* **Work to complete**
Copy word for word the line containing "What matplotlib code" together with all lines following it to the end of the listing below, without the pictures.

* **Source records**
● ● ● ● ● ● ●

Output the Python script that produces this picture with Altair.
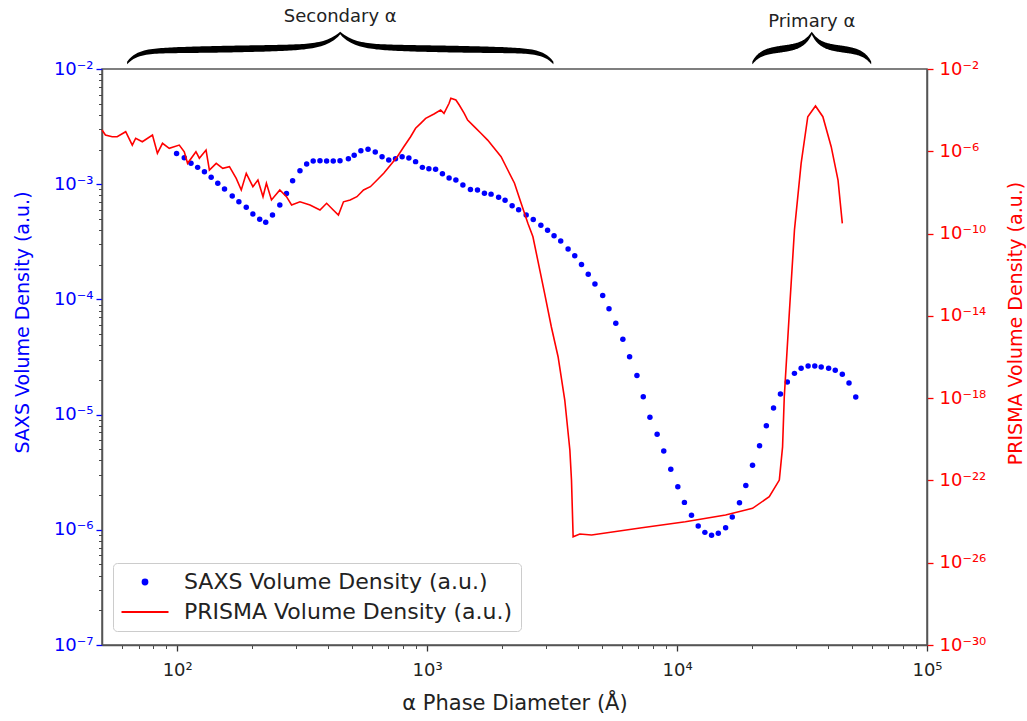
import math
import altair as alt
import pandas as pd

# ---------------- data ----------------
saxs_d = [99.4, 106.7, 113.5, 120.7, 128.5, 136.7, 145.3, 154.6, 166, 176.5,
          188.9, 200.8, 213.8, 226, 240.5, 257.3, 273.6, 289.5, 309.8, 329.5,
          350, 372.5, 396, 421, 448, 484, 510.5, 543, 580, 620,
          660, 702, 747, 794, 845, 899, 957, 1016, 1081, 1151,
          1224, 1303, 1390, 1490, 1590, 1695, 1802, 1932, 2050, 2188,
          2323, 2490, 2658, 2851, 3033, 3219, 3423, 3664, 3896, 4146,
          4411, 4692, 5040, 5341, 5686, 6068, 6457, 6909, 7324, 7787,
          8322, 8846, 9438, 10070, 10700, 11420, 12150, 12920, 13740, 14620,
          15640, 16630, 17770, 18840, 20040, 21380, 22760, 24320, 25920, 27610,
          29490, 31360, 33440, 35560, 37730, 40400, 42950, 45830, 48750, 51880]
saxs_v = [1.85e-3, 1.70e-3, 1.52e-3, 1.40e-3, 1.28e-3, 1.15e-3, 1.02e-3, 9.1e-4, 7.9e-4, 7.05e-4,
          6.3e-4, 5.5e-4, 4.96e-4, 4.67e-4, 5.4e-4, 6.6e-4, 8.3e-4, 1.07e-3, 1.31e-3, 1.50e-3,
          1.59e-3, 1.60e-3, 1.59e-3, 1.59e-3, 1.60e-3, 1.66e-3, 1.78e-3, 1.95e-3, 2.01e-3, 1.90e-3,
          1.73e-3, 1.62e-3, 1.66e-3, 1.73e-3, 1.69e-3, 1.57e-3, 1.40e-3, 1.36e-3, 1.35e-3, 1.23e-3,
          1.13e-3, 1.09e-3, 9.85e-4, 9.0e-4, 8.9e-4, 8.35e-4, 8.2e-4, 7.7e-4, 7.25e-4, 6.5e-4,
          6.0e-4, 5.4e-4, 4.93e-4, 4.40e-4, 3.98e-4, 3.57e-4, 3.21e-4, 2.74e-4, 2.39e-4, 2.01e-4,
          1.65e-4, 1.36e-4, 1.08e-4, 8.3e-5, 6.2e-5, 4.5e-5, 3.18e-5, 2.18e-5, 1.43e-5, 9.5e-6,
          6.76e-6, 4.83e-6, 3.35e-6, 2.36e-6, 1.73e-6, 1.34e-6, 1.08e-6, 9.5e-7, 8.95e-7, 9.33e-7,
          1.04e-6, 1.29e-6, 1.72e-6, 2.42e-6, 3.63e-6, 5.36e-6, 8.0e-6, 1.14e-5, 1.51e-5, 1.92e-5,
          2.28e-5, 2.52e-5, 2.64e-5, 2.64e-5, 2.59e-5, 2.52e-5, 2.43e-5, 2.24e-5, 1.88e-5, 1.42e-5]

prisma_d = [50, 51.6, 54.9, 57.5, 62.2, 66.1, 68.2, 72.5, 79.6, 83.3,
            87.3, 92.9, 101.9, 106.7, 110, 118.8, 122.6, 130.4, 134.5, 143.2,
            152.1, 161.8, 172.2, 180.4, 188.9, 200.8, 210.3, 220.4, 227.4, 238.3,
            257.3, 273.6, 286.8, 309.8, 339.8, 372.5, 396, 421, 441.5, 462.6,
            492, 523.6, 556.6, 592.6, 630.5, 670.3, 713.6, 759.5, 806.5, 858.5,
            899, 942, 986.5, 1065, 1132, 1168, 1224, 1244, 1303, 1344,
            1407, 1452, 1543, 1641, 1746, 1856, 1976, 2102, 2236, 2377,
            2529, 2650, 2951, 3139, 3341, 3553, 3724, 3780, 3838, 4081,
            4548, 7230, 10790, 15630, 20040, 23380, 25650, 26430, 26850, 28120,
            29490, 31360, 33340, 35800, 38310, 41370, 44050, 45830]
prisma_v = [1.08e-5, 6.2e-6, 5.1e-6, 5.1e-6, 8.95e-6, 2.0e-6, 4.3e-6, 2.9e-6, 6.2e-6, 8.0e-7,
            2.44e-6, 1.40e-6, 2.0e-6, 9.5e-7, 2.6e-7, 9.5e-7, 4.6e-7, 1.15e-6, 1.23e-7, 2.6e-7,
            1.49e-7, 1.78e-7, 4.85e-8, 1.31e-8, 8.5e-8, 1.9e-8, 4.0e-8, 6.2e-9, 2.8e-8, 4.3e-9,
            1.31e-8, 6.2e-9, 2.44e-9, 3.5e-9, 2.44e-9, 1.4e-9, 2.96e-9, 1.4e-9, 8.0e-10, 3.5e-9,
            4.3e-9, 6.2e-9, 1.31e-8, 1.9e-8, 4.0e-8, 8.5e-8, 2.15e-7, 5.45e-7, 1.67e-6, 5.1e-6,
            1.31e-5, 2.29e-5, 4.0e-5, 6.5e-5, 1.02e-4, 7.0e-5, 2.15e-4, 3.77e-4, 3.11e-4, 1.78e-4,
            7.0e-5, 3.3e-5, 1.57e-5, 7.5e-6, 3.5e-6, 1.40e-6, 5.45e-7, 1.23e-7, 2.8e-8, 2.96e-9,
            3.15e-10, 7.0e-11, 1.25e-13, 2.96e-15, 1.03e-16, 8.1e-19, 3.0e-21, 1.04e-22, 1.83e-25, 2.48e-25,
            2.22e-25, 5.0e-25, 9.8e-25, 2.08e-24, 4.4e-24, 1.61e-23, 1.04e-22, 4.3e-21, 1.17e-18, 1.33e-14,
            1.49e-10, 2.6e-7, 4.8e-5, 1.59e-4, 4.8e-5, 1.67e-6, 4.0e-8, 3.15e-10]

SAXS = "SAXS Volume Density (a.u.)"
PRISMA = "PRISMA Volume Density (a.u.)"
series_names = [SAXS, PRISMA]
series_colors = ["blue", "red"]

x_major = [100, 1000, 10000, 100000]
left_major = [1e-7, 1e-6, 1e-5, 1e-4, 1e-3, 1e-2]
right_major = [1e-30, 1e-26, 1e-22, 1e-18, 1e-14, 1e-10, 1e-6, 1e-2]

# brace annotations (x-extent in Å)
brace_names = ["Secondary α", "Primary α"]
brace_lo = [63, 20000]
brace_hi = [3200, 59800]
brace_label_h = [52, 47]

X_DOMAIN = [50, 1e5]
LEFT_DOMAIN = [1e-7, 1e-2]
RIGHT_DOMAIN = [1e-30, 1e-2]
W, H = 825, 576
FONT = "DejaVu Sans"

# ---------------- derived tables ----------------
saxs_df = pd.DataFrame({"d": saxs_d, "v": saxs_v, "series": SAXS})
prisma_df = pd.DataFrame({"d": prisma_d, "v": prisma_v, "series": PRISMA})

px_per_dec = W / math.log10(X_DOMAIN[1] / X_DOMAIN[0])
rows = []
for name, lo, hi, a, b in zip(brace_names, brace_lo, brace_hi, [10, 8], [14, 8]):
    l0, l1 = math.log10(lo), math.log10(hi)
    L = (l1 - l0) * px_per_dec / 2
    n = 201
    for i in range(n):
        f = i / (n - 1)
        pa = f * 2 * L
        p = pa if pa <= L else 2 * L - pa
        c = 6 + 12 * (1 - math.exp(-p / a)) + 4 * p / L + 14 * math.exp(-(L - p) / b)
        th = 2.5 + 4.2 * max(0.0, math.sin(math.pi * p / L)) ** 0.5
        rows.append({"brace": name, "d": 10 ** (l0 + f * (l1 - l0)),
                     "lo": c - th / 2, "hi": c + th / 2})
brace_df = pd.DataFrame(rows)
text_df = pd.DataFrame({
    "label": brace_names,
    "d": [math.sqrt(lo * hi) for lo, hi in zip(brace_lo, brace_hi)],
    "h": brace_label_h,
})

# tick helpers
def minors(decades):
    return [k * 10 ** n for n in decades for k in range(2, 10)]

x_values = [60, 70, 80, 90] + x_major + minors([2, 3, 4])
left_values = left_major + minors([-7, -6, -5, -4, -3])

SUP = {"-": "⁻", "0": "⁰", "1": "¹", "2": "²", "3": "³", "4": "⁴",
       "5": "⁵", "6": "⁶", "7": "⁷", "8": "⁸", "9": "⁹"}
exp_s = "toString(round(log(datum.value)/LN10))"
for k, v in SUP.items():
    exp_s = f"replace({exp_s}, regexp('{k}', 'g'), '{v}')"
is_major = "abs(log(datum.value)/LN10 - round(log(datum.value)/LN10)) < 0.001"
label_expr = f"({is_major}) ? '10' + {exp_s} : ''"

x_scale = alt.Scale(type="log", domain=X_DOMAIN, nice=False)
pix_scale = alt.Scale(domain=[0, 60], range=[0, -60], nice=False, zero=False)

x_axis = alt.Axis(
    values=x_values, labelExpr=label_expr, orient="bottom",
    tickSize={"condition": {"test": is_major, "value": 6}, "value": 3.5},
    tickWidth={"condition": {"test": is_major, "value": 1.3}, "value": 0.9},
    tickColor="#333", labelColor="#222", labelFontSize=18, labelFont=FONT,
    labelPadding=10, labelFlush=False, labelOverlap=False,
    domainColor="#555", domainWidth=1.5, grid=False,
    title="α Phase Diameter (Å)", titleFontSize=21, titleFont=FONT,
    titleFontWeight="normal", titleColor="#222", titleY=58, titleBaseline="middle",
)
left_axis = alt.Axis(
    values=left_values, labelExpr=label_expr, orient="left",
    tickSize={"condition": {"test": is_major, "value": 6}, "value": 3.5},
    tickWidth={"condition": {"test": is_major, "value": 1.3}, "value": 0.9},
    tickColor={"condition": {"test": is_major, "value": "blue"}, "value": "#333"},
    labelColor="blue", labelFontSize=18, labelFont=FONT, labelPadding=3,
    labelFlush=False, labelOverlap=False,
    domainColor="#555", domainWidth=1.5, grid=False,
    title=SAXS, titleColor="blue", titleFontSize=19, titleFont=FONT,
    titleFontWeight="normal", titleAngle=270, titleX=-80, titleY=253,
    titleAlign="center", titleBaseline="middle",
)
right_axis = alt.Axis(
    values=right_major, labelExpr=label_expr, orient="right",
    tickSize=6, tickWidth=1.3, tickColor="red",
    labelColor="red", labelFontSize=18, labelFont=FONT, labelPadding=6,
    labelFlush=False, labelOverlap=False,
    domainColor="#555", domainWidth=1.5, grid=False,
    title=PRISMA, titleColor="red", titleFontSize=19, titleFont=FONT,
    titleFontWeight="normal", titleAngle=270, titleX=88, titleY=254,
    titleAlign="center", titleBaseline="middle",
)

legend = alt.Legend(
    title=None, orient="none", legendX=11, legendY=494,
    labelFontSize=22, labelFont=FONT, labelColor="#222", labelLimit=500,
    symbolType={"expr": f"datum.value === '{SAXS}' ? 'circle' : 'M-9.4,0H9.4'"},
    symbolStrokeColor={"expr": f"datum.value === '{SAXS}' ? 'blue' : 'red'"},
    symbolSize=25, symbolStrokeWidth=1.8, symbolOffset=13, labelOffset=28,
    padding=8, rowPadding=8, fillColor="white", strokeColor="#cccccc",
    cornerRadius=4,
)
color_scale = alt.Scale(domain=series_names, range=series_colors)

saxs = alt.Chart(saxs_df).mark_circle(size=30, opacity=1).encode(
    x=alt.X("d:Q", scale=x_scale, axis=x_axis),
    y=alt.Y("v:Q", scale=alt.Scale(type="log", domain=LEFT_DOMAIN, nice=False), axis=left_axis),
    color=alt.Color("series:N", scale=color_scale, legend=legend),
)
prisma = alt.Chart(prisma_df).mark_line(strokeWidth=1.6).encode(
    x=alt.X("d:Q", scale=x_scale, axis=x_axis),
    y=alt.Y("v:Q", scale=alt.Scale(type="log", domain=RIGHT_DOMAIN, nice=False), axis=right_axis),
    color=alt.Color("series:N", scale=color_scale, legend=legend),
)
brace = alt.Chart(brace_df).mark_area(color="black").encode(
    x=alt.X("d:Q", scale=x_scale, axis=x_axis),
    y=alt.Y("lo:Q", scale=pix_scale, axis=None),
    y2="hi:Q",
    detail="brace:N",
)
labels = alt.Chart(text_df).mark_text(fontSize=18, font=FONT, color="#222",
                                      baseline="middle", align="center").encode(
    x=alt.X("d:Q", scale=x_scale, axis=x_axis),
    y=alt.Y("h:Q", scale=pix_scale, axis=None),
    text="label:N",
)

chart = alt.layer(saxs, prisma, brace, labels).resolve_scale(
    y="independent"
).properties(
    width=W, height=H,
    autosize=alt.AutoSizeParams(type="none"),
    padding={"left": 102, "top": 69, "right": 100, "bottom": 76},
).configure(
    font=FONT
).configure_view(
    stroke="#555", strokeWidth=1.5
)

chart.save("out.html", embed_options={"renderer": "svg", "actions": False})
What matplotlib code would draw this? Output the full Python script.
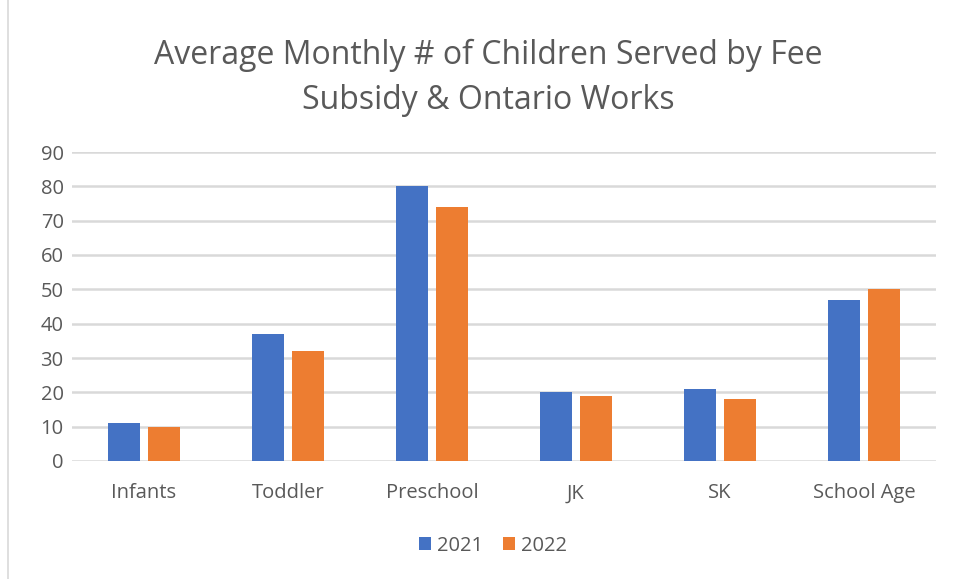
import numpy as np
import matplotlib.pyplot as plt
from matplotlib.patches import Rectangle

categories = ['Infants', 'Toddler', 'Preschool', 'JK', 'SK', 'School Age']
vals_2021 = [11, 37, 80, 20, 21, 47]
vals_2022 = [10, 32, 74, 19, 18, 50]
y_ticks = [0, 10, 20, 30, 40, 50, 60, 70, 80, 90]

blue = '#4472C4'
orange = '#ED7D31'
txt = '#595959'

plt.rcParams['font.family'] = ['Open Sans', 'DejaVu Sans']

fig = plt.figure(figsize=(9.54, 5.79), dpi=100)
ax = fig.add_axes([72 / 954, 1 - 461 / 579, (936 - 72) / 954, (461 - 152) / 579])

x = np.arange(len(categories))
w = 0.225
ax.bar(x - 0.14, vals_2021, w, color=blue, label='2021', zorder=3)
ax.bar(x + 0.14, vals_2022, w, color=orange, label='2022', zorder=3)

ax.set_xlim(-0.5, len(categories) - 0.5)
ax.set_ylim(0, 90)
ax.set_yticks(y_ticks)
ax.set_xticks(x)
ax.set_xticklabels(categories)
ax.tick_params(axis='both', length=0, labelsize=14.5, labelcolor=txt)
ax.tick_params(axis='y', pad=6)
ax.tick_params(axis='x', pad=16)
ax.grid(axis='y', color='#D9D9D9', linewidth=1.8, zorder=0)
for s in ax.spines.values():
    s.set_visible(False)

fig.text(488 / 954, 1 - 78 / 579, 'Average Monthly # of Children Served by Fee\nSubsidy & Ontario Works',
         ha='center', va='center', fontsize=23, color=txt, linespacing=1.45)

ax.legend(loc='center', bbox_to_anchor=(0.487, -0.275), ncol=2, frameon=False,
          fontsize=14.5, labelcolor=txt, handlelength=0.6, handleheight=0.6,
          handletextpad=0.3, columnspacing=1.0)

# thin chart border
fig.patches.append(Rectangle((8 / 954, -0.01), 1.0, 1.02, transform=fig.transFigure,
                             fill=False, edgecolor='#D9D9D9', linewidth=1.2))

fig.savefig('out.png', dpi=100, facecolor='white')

● ● ● ● ● ● ●

* **Correct result**
What matplotlib code would draw this? Output the full Python script.
import numpy as np
import matplotlib.pyplot as plt
from matplotlib.patches import Rectangle

categories = ['Infants', 'Toddler', 'Preschool', 'JK', 'SK', 'School Age']
vals_2021 = [11, 37, 80, 20, 21, 47]
vals_2022 = [10, 32, 74, 19, 18, 50]
y_ticks = [0, 10, 20, 30, 40, 50, 60, 70, 80, 90]

blue = '#4472C4'
orange = '#ED7D31'
txt = '#595959'

plt.rcParams['font.family'] = ['Open Sans', 'DejaVu Sans']

fig = plt.figure(figsize=(9.54, 5.79), dpi=100)
ax = fig.add_axes([72 / 954, 1 - 461 / 579, (936 - 72) / 954, (461 - 152) / 579])

x = np.arange(len(categories))
w = 0.225
ax.bar(x - 0.14, vals_2021, w, color=blue, label='2021', zorder=3)
ax.bar(x + 0.14, vals_2022, w, color=orange, label='2022', zorder=3)

ax.set_xlim(-0.5, len(categories) - 0.5)
ax.set_ylim(0, 90)
ax.set_yticks(y_ticks)
ax.set_xticks(x)
ax.set_xticklabels(categories)
ax.tick_params(axis='both', length=0, labelsize=14.5, labelcolor=txt)
ax.tick_params(axis='y', pad=6)
ax.tick_params(axis='x', pad=16)
ax.grid(axis='y', color='#D9D9D9', linewidth=1.8, zorder=0)
for s in ax.spines.values():
    s.set_visible(False)

fig.text(488 / 954, 1 - 78 / 579, 'Average Monthly # of Children Served by Fee\nSubsidy & Ontario Works',
         ha='center', va='center', fontsize=23, color=txt, linespacing=1.45)

ax.legend(loc='center', bbox_to_anchor=(0.487, -0.275), ncol=2, frameon=False,
          fontsize=14.5, labelcolor=txt, handlelength=0.6, handleheight=0.6,
          handletextpad=0.3, columnspacing=1.0)

# thin chart border
fig.patches.append(Rectangle((8 / 954, -0.01), 1.0, 1.02, transform=fig.transFigure,
                             fill=False, edgecolor='#D9D9D9', linewidth=1.2))

fig.savefig('out.png', dpi=100, facecolor='white')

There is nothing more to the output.